[Recorded data]
/---

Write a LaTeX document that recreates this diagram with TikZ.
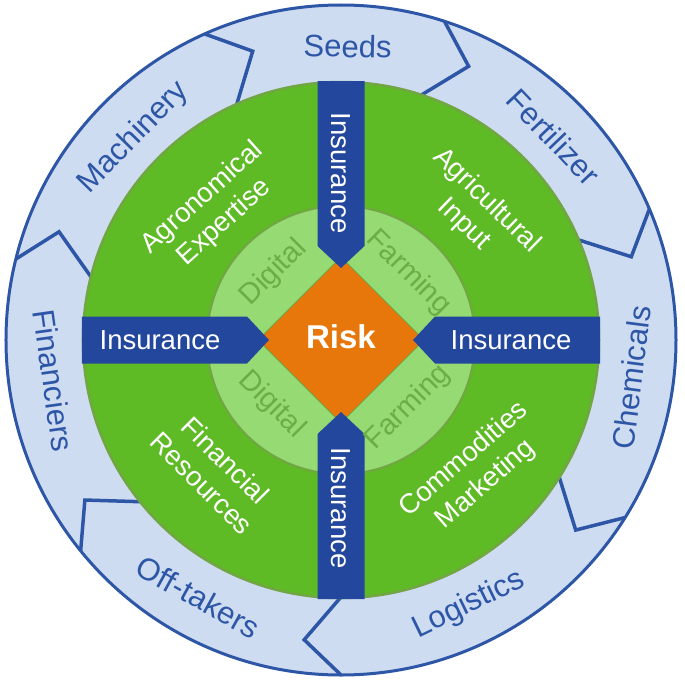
\documentclass[tikz,border=0pt]{standalone}
\usepackage{fontspec}
\setmainfont{Liberation Sans}
\definecolor{ringBlue} {HTML}{2D56A6}
\definecolor{ringFill} {HTML}{CEDCF2}
\definecolor{insC}     {HTML}{23479C}
\definecolor{fieldC}   {HTML}{5EBA25}
\definecolor{fieldLine}{HTML}{72A543}
\definecolor{coreFill} {HTML}{95DA72}
\definecolor{coreInk}  {HTML}{6AAE45}
\definecolor{riskC}    {HTML}{E8770B}
\tikzset{
  ringLabel/.style={font=\fontsize{31}{36}\selectfont,text=ringBlue,inner sep=0pt},
  fieldLabel/.style={font=\fontsize{27.5}{33}\selectfont,text=white,align=center,inner sep=0pt},
  coreLabel/.style={font=\fontsize{29}{34}\selectfont,text=coreInk,inner sep=0pt},
  insLabel/.style={font=\fontsize{27.5}{32}\selectfont,text=white,inner sep=0pt},
  riskLabel/.style={font=\fontsize{33}{38}\selectfont\bfseries,text=white,inner sep=0pt},
  chevron/.style={draw=ringBlue,line width=3.5pt,line join=miter,line cap=butt},
  insArrow/.style={fill=insC},
}

\begin{document}
\begin{tikzpicture}[x=1pt,y=1pt]
\useasboundingbox (-341,-341) rectangle (344,340);

% Outer supply ring with chevron separators.
\fill[ringFill] (0,0) circle[radius=335];
\draw[ringBlue,line width=3pt] (0,0) circle[radius=335];
\foreach \a/\b in {114/107,72/65,23/16,-32/-39,-90/-97,-141/-148,166/159} {
  \draw[chevron] (\a:335) -- (\b:302) -- (\a:257);
}

% Green field, core ring and risk diamond.
\filldraw[fill=fieldC,draw=fieldLine,line width=2.5pt] (0,0) circle[radius=258];
\filldraw[fill=coreFill,draw=fieldLine,line width=2pt] (0,0) circle[radius=134];
\filldraw[fill=riskC,draw=fieldLine,line width=0.8pt]
  (83,0) -- (0,83) -- (-83,0) -- (0,-83) -- cycle;

% Insurance arrows pointing to the centre.
\foreach \a in {0,90,180,270} {
  \fill[insArrow,rotate=\a]
    (259,23.5) -- (94,23.5) -- (72,0) -- (94,-23.5) -- (259,-23.5) -- cycle;
}

\node[riskLabel] (risk) at (0,3) {Risk};

\node[insLabel]            (insE) at (0:170)   {Insurance};
\node[insLabel]            (insW) at (180:181) {Insurance};
\node[insLabel,rotate=-90] (insN) at (90:167)  {Insurance};
\node[insLabel,rotate=-90] (insS) at (-90:168) {Insurance};

\node[coreLabel,rotate=45]  (digNW)  at (135:95)  {Digital};
\node[coreLabel,rotate=-45] (farmNE) at (45:95)   {Farming};
\node[coreLabel,rotate=-45] (digSW)  at (-137:95) {Digital};
\node[coreLabel,rotate=45]  (farmSE) at (-45:95)  {Farming};

\node[fieldLabel,rotate=42]  (agro) at (134.5:182) {Agronomical\\Expertise};
\node[fieldLabel,rotate=-44] (agri) at (43.5:185)  {Agricultural\\Input};
\node[fieldLabel,rotate=-45] (fin)  at (-134:183)  {Financial\\Resources};
\node[fieldLabel,rotate=41]  (comm) at (-44.6:188) {Commodities\\Marketing};

\node[ringLabel,rotate=-1.3]  (seeds) at (88.7:294)   {Seeds};
\node[ringLabel,rotate=45.7]  (mach)  at (135.7:290)  {Machinery};
\node[ringLabel,rotate=-46.4] (fert)  at (43.6:294)   {Fertilizer};
\node[ringLabel,rotate=82.6]  (chem)  at (-7.4:293)   {Chemicals};
\node[ringLabel,rotate=25.8]  (logi)  at (-64.2:294)  {Logistics};
\node[ringLabel,rotate=-29]   (off)   at (-119:294)   {Off-takers};
\node[ringLabel,rotate=-82]   (finc)  at (-172:290)   {Financiers};

\end{tikzpicture}
\end{document}
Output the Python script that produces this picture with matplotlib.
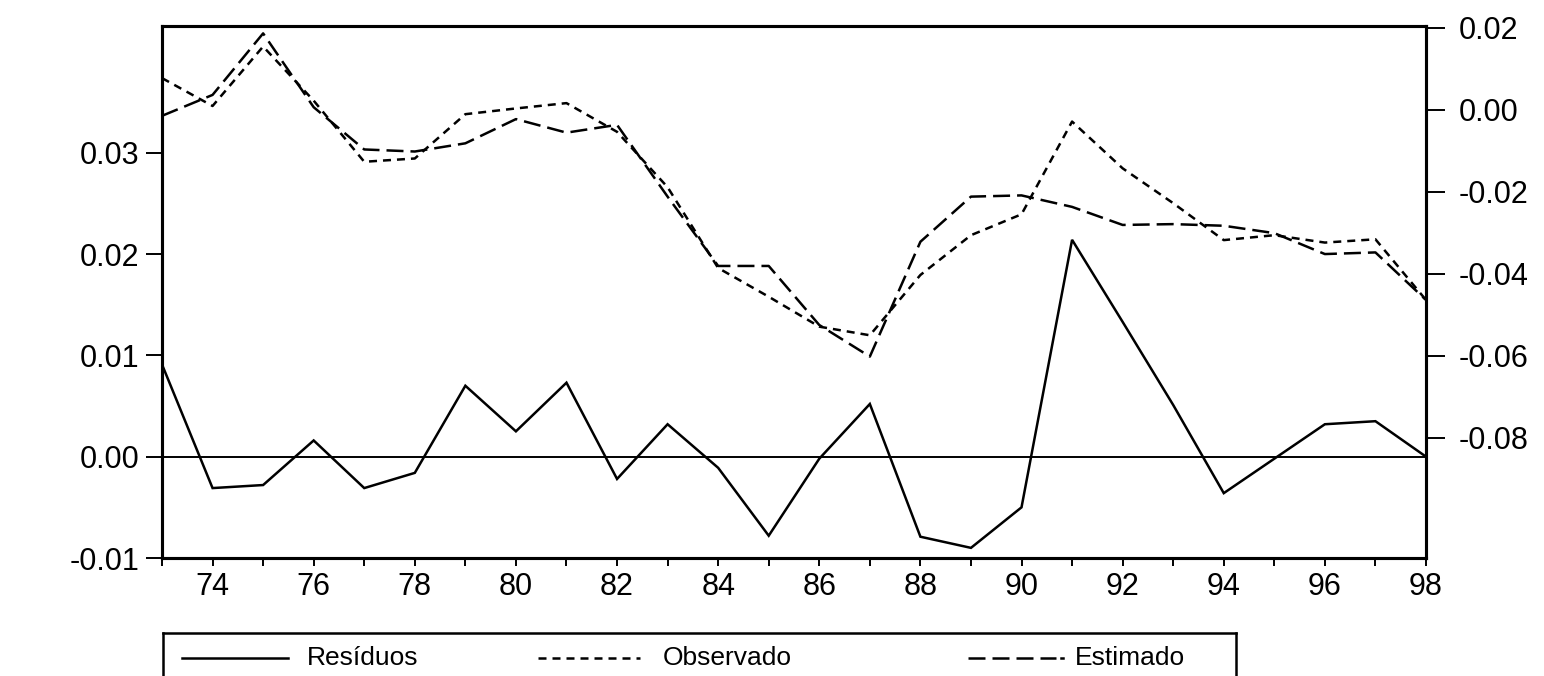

\---

Aim of the exercise. List each line of the records that holds the string "with".

Answer to this problem.
Write a LaTeX document that recreates this diagram with TikZ.
% Outer supply ring with chevron separators.
Output the Python script that produces this picture with matplotlib.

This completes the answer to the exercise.